# 형태소 분석
- 품질 좋은 임베딩을 만들기 위해서는 문장이나 단어의 경계를 컴퓨터에 알려줘야 한다.
- 형태소를 잘 나누지 않으면 단어집합의 크기가 커지고, 연산의 비효율 발생
- 한국어는 조사와 어미가 발달한 교착어->형태소 분석이 중요하다.



In [None]:
root_path = '/content/drive/MyDrive/2021-1/AI데이터활용교재개발/code'

## 지도학습 기반 형태소 분석
 - konlpy 사용하기
 - 사용자 기반 사전

### konlpy와 mecab을 사용하기 위한 패키지 설치

In [None]:
! pip install konlpy

# google colab에서 mecab을 사용하기 편하게 만들어주는 shell 파일도 실행시켜 줍니다.
! git clone https://github.com/SOMJANG/Mecab-ko-for-Google-Colab.git
# ! cd ./Mecab-ko-for-Google-Colab
# ! bash ./Mecab-ko-for-Google-Colab/install_mecab-ko_on_colab190912.sh
! bash ./Mecab-ko-for-Google-Colab/install_mecab-ko_on_colab_light_210108.sh

# shell 파일 출처: https://somjang.tistory.com/entry/Google-Colab에서-Mecab-koMecab-ko-dic-쉽게-사용하기 [솜씨좋은장씨]

### konlpy 를 사용한 품사 태깅 예시 코드

In [None]:
# NameError: name 'Tagger' is not defined 오류 발생 시 런타임을 재실행 해주세요(ctrl + M)

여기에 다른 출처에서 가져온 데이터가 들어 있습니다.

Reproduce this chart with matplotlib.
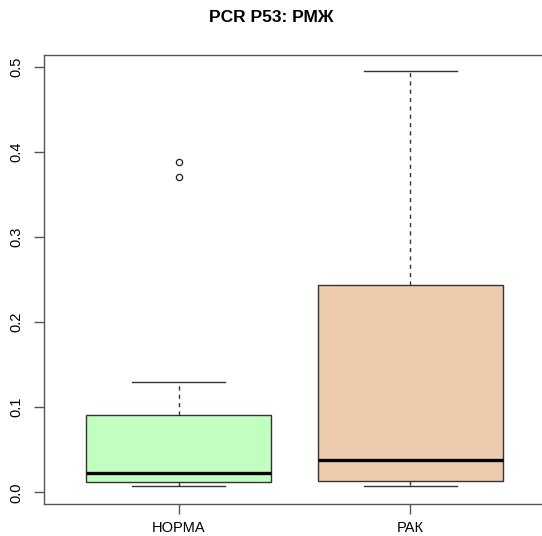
import matplotlib.pyplot as plt

plt.rcParams['font.family'] = ['Liberation Sans', 'DejaVu Sans']

# box statistics
groups = ['НОРМА', 'РАК']
whislo = [0.0071, 0.0078]
q1 = [0.0121, 0.0137]
med = [0.0227, 0.0377]
q3 = [0.0910, 0.2433]
whishi = [0.1300, 0.4942]
fliers = [[0.3706, 0.3875], []]
colors = ['#C1FFC1', '#EECBAD']

stats = []
for i in range(len(groups)):
    stats.append(dict(label=groups[i], whislo=whislo[i], q1=q1[i], med=med[i],
                      q3=q3[i], whishi=whishi[i], fliers=fliers[i]))

fig = plt.figure(figsize=(5.42, 5.36), dpi=100)
ax = fig.add_axes([44 / 542, 32 / 536, 501 / 542, 449 / 536])

edge = '#333333'
bp = ax.bxp(stats, positions=[1, 2], widths=0.8, patch_artist=True,
            boxprops=dict(edgecolor=edge, linewidth=1.0),
            medianprops=dict(color='black', linewidth=2.4, solid_capstyle='butt'),
            whiskerprops=dict(color=edge, linewidth=1.0, linestyle=(0, (3, 3))),
            capprops=dict(color=edge, linewidth=1.0),
            flierprops=dict(marker='o', markersize=4.5, markerfacecolor='none',
                            markeredgecolor='#222222', markeredgewidth=0.9))
for patch, c in zip(bp['boxes'], colors):
    patch.set_facecolor(c)
for cap in bp['caps']:
    x0, x1 = cap.get_xdata()
    c = (x0 + x1) / 2
    cap.set_xdata([c - 0.2, c + 0.2])

ax.set_xlim(0.42, 2.58)
ax.set_ylim(-0.0135, 0.5135)
ax.set_yticks([0.0, 0.1, 0.2, 0.3, 0.4, 0.5])
ax.set_yticklabels(['0.0', '0.1', '0.2', '0.3', '0.4', '0.5'], rotation=90, va='center')
ax.set_xticks([1, 2])
ax.set_xticklabels(groups)

for s in ax.spines.values():
    s.set_color('#555555')
    s.set_linewidth(1.0)
ax.tick_params(axis='both', colors='#555555', labelcolor='black', labelsize=10.5,
               length=7, width=1.0)
ax.tick_params(axis='x', pad=5.5)
ax.tick_params(axis='y', pad=8)

fig.text(0.5, 1 - 18 / 536, 'PCR P53: РМЖ', ha='center', va='center',
         fontsize=12.5, fontweight='bold')

fig.savefig('out.png', dpi=100)
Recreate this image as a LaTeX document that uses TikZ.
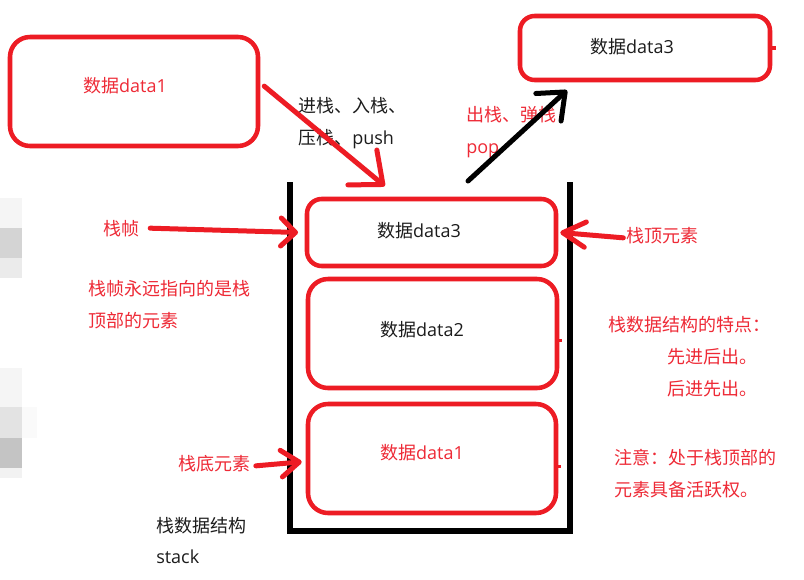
\documentclass[tikz,border=0pt]{standalone}
\usepackage{fontspec}
\setmainfont{Open Sans}
\newfontfamily\cjk{Noto Sans CJK SC}
\usetikzlibrary{arrows.meta}
\definecolor{pred}{HTML}{ED1C24}
\definecolor{ptxt}{HTML}{EE2A36}
\definecolor{pblk}{HTML}{1C1C1C}
\tikzset{
  box/.style={draw=pred, line width=3.4pt, rectangle, inner sep=0pt},
  rtxt/.style={text=ptxt, font=\fontsize{13.5pt}{16pt}\selectfont, inner sep=0pt, anchor=base west},
  btxt/.style={text=pblk, font=\fontsize{13.5pt}{16pt}\selectfont, inner sep=0pt, anchor=base west},
  redarrow/.style={draw=pred, line width=3.75pt, line cap=round},
  blkarrow/.style={draw=black, line width=3.75pt, line cap=round},
  wall/.style={draw=black, line width=3.9pt}
}
\begin{document}
\begin{tikzpicture}[x=0.75pt, y=-0.75pt]
\useasboundingbox (0,0) rectangle (804,579);
\fill[white] (0,0) rectangle (804,579);
% faint pixelated blocks at the left edge
\fill[black!4] (0,198) rectangle (22,228);
\fill[black!17] (0,228) rectangle (22,258);
\fill[black!8] (0,258) rectangle (22,278);
\fill[black!4] (0,368) rectangle (22,407);
\fill[black!2] (22,407) rectangle (37,438);
\fill[black!11] (0,407) rectangle (22,438);
\fill[black!23] (0,438) rectangle (22,468);
\fill[black!5] (0,468) rectangle (22,478);

% stack container
\coordinate (wTL) at (290,182);
\coordinate (wBL) at (290,531);
\coordinate (wBR) at (570,531);
\coordinate (wTR) at (570,182);
\draw[wall] (wTL) -- (wBL) -- (wBR) -- (wTR);

% boxes
\node[box, minimum width=186pt, minimum height=81.75pt, rounded corners=15pt] (src1) at (134,91.5) {};
\node[box, minimum width=187.5pt, minimum height=48pt, rounded corners=11pt] (out3) at (645,48) {};
\node[box, minimum width=186.75pt, minimum height=50.25pt, rounded corners=11pt] (s3) at (431.5,232.5) {};
\node[box, minimum width=186.75pt, minimum height=81.75pt, rounded corners=15pt] (s2) at (432.5,333.5) {};
\node[box, minimum width=186pt, minimum height=81.75pt, rounded corners=15pt] (s1) at (432,458.5) {};

% small nubs on the right sides
\draw[pred, line width=2.5pt] (out3.east) -- ++(4,0);
\draw[pred, line width=2.5pt] ([yshift=-5pt]s2.east) -- ++(3,0);
\draw[pred, line width=2.5pt] ([yshift=-6pt]s1.east) -- ++(3,0);

% box texts
\node[rtxt, anchor=base] (t1) at (125,92) {{\cjk 数据}data1};
\node[btxt, anchor=base] (t3o) at (632,53) {{\cjk 数据}data3};
\node[btxt, anchor=base] (t3) at (419,237) {{\cjk 数据}data3};
\node[btxt, anchor=base] (t2) at (422,336) {{\cjk 数据}data2};
\node[rtxt, anchor=base] (t1s) at (422,459) {{\cjk 数据}data1};

% push
\node[btxt] (push1) at (298,112) {\cjk 进栈、入栈、};
\node[btxt] (push2) at (298,144) {{\cjk 压栈、}push};
\draw[redarrow, -{Straight Barb[length=20pt, width=34pt, round]}]
  ([xshift=3pt, yshift=4pt]src1.east) -- ([xshift=-35pt, yshift=8pt]s3.north);

% pop
\node[rtxt] (pop1) at (466,121) {\cjk 出栈、弹栈};
\node[rtxt] (pop2) at (466,153) {pop};
\coordinate (popstart) at (468,181);
\draw[blkarrow, -{Straight Barb[length=17pt, width=28pt, round]}]
  (popstart) -- ([xshift=-58.5pt, yshift=-6pt]out3.south);

% left labels
\node[rtxt] (zhen) at (103,235) {\cjk 栈帧};
\draw[redarrow, -{Straight Barb[length=11pt, width=21pt, round]}]
  ([xshift=8pt]zhen.east) -- ([xshift=-5pt]s3.west);
\node[rtxt] (note1a) at (88,295) {\cjk 栈帧永远指向的是栈};
\node[rtxt] (note1b) at (88,327) {\cjk 顶部的元素};
\node[rtxt] (di) at (178,470) {\cjk 栈底元素};
\draw[redarrow, -{Straight Barb[length=13.5pt, width=20pt, round]}]
  ([xshift=4pt, yshift=-2pt]di.east) -- ([xshift=-3pt, yshift=-2.5pt]s1.west);
\node[btxt] (name1) at (156,532) {\cjk 栈数据结构};
\node[btxt] (name2) at (156,563) {stack};

% right labels
\node[rtxt] (ding) at (626,242) {\cjk 栈顶元素};
\draw[redarrow, -{Straight Barb[length=17pt, width=19pt, round]}]
  ([xshift=-2pt, yshift=-2pt]ding.west) -- ([xshift=1.5pt]s3.east);
\node[rtxt] (feat) at (608,331) {\cjk 栈数据结构的特点：};
\node[rtxt] (feat1) at (667,363) {\cjk 先进后出。};
\node[rtxt] (feat2) at (667,395) {\cjk 后进先出。};
\node[rtxt] (att1) at (614,464) {\cjk 注意：处于栈顶部的};
\node[rtxt] (att2) at (614,496) {\cjk 元素具备活跃权。};
\end{tikzpicture}
\end{document}
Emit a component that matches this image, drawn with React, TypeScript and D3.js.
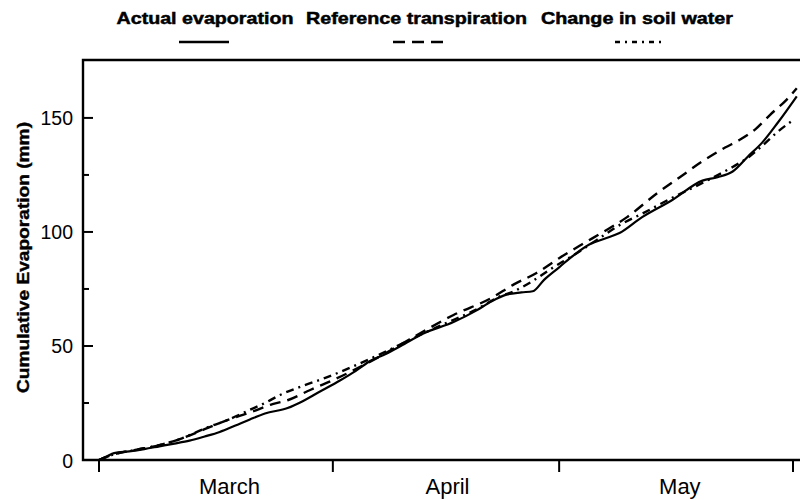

from konlpy.tag import Okt, Komoran, Mecab, Hannanum, Kkma 

# tokenizer 사용 방법
# tokenizer = Komoran()
# tokenizer = Okt()
# tokenizer = Hannanum()
# tokenizer = Kkma()
from konlpy.tag import Mecab
tokenizer = Mecab()


print(tokenizer.morphs("아버지가방에들어가신다"))
print(tokenizer.pos("아버지가방에들어가신다"))


['아버지', '가', '방', '에', '들어가', '신다']
[('아버지', 'NNG'), ('가', 'JKS'), ('방', 'NNG'), ('에', 'JKB'), ('들어가', 'VV'), ('신다', 'EP+EC')]


In [None]:
import re
def tokenize(corpus_fname, output_fname):
    tokenizer = Mecab()

    with open(corpus_fname, 'r', encoding='utf-8') as f1, \
            open(output_fname, 'w', encoding='utf-8') as f2:
        for line in f1:
            sentence = line.replace('\n', '').strip()
            tokens = tokenizer.morphs(sentence)
            tokenized_sent = ' '.join(post_processing(tokens))
            f2.writelines(tokenized_sent + '\n')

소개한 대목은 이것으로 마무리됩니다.